§ SOURCE EXCERPT:
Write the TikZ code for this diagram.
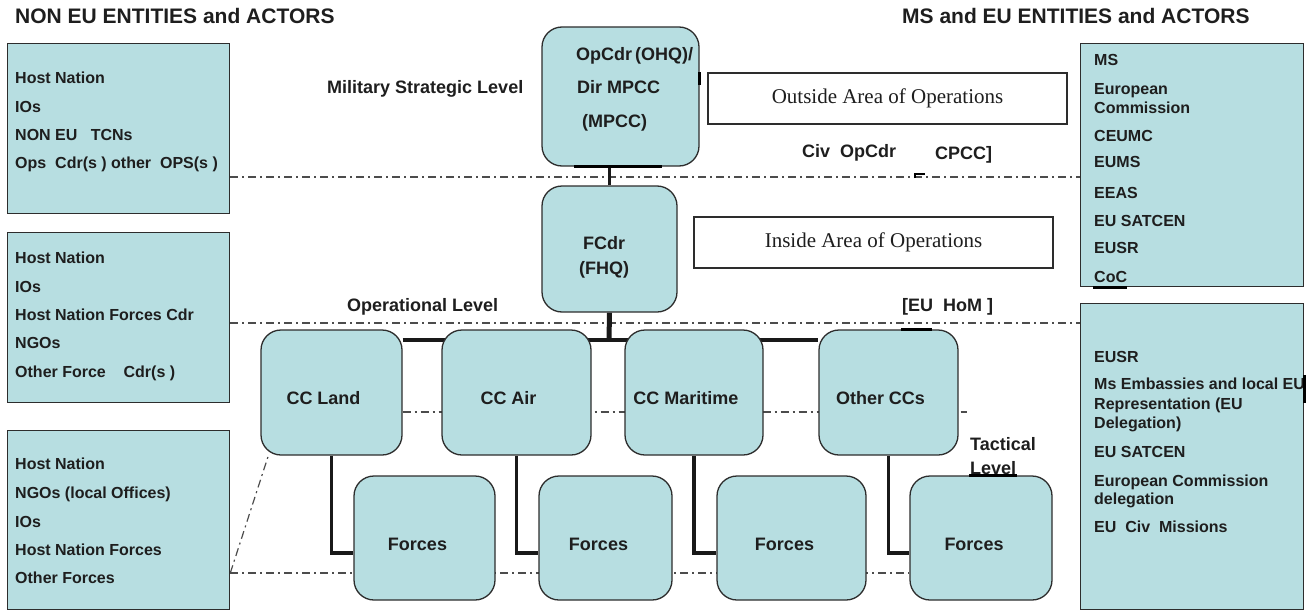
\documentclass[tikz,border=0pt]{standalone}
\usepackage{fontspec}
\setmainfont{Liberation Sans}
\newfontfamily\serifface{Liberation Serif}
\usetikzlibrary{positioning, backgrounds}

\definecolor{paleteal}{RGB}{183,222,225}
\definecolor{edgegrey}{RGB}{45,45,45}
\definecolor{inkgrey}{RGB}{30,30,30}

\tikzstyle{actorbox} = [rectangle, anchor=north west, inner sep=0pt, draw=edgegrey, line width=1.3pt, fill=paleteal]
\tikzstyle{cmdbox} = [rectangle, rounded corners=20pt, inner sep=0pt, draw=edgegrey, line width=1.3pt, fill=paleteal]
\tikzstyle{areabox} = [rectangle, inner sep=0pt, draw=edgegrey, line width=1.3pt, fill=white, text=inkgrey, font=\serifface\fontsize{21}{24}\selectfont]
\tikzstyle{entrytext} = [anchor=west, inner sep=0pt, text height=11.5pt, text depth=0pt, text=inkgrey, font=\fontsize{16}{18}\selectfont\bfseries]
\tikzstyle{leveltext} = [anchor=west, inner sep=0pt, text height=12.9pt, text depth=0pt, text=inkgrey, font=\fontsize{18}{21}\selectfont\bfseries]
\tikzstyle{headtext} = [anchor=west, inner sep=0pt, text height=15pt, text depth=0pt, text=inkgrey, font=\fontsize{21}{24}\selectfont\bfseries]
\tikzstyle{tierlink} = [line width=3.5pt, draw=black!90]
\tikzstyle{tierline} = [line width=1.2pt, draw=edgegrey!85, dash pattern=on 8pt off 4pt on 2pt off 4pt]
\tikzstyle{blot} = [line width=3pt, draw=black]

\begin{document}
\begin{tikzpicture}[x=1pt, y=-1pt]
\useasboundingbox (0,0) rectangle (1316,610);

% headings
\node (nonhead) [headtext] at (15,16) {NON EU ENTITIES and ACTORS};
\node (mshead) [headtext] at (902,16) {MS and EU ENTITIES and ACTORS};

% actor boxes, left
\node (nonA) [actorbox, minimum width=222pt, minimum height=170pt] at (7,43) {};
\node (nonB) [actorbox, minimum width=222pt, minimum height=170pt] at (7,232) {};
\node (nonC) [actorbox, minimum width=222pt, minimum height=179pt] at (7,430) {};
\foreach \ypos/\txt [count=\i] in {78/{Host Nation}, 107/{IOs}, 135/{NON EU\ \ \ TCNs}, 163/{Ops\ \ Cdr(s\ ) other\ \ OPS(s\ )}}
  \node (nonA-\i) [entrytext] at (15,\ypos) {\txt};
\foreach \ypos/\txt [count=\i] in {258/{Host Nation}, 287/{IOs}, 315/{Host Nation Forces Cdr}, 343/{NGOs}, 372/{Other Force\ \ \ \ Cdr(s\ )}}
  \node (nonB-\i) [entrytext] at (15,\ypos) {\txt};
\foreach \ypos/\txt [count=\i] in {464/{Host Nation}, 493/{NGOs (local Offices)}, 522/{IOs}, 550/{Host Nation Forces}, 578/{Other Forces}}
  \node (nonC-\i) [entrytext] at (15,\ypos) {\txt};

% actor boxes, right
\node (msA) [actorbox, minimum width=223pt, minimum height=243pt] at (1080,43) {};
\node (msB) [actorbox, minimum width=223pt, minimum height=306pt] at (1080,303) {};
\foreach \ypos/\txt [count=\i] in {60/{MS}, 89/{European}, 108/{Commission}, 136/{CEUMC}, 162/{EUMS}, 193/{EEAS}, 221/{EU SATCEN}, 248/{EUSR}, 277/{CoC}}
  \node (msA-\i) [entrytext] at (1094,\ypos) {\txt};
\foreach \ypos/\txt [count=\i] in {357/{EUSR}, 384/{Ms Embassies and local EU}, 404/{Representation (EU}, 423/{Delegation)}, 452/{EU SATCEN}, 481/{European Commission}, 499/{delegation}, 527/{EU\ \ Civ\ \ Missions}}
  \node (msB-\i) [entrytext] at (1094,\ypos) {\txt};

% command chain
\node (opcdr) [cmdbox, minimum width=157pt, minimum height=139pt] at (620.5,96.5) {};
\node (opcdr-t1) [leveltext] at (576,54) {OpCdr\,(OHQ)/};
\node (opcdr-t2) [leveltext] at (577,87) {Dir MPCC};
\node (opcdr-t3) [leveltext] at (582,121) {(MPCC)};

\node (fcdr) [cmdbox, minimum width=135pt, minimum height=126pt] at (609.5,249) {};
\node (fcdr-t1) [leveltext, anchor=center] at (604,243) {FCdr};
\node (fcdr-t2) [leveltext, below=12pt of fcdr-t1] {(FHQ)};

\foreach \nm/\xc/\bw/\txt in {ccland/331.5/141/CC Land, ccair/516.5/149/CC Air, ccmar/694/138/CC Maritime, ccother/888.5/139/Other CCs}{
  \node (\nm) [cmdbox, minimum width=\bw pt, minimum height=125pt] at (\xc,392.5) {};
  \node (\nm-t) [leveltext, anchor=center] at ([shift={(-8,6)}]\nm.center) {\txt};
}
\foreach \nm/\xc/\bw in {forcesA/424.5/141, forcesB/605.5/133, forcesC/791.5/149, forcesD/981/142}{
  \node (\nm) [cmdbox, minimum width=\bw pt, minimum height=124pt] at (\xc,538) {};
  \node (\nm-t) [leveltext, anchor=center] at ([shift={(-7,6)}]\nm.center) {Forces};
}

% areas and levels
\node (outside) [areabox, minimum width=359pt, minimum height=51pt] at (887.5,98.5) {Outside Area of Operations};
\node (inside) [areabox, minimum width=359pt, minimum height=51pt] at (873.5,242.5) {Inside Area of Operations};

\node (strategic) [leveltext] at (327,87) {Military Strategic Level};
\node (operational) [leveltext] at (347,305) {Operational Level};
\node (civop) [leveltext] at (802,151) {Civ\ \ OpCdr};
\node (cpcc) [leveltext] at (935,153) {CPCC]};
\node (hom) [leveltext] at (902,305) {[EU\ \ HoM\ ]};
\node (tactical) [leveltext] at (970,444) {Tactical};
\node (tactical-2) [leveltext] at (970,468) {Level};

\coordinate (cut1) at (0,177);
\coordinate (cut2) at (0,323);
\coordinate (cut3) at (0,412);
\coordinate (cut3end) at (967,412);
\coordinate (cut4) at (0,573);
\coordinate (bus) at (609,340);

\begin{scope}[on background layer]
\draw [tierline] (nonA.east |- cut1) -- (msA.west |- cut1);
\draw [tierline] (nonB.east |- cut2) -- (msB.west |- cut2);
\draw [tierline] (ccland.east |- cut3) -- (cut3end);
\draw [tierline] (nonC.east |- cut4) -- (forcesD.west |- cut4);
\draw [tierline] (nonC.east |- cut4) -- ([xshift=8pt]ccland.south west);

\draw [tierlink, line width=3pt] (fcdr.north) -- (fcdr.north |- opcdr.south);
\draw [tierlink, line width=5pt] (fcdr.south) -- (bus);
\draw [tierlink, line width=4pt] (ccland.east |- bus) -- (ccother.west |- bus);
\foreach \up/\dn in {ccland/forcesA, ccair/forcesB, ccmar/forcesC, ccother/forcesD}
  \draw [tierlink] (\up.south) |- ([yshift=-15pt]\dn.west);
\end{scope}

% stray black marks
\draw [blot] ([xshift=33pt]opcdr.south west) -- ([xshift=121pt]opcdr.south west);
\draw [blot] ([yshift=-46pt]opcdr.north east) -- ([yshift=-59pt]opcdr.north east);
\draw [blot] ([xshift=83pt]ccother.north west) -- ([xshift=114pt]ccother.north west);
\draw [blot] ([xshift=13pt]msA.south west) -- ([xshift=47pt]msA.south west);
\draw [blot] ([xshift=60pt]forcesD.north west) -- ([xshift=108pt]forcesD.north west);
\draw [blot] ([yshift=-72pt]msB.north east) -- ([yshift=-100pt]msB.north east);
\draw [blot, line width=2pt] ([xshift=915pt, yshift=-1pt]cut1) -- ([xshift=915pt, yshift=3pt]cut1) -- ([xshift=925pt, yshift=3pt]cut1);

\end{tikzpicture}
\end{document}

§ TO DO: Repeat the listing above exactly from its first line to the line containing "(mshead) [headtext] at", both included, and omit the pictures.

§ ANSWER TO THIS EXERCISE:
Write the TikZ code for this diagram.
\documentclass[tikz,border=0pt]{standalone}
\usepackage{fontspec}
\setmainfont{Liberation Sans}
\newfontfamily\serifface{Liberation Serif}
\usetikzlibrary{positioning, backgrounds}

\definecolor{paleteal}{RGB}{183,222,225}
\definecolor{edgegrey}{RGB}{45,45,45}
\definecolor{inkgrey}{RGB}{30,30,30}

\tikzstyle{actorbox} = [rectangle, anchor=north west, inner sep=0pt, draw=edgegrey, line width=1.3pt, fill=paleteal]
\tikzstyle{cmdbox} = [rectangle, rounded corners=20pt, inner sep=0pt, draw=edgegrey, line width=1.3pt, fill=paleteal]
\tikzstyle{areabox} = [rectangle, inner sep=0pt, draw=edgegrey, line width=1.3pt, fill=white, text=inkgrey, font=\serifface\fontsize{21}{24}\selectfont]
\tikzstyle{entrytext} = [anchor=west, inner sep=0pt, text height=11.5pt, text depth=0pt, text=inkgrey, font=\fontsize{16}{18}\selectfont\bfseries]
\tikzstyle{leveltext} = [anchor=west, inner sep=0pt, text height=12.9pt, text depth=0pt, text=inkgrey, font=\fontsize{18}{21}\selectfont\bfseries]
\tikzstyle{headtext} = [anchor=west, inner sep=0pt, text height=15pt, text depth=0pt, text=inkgrey, font=\fontsize{21}{24}\selectfont\bfseries]
\tikzstyle{tierlink} = [line width=3.5pt, draw=black!90]
\tikzstyle{tierline} = [line width=1.2pt, draw=edgegrey!85, dash pattern=on 8pt off 4pt on 2pt off 4pt]
\tikzstyle{blot} = [line width=3pt, draw=black]

\begin{document}
\begin{tikzpicture}[x=1pt, y=-1pt]
\useasboundingbox (0,0) rectangle (1316,610);

% headings
\node (nonhead) [headtext] at (15,16) {NON EU ENTITIES and ACTORS};
\node (mshead) [headtext] at (902,16) {MS and EU ENTITIES and ACTORS};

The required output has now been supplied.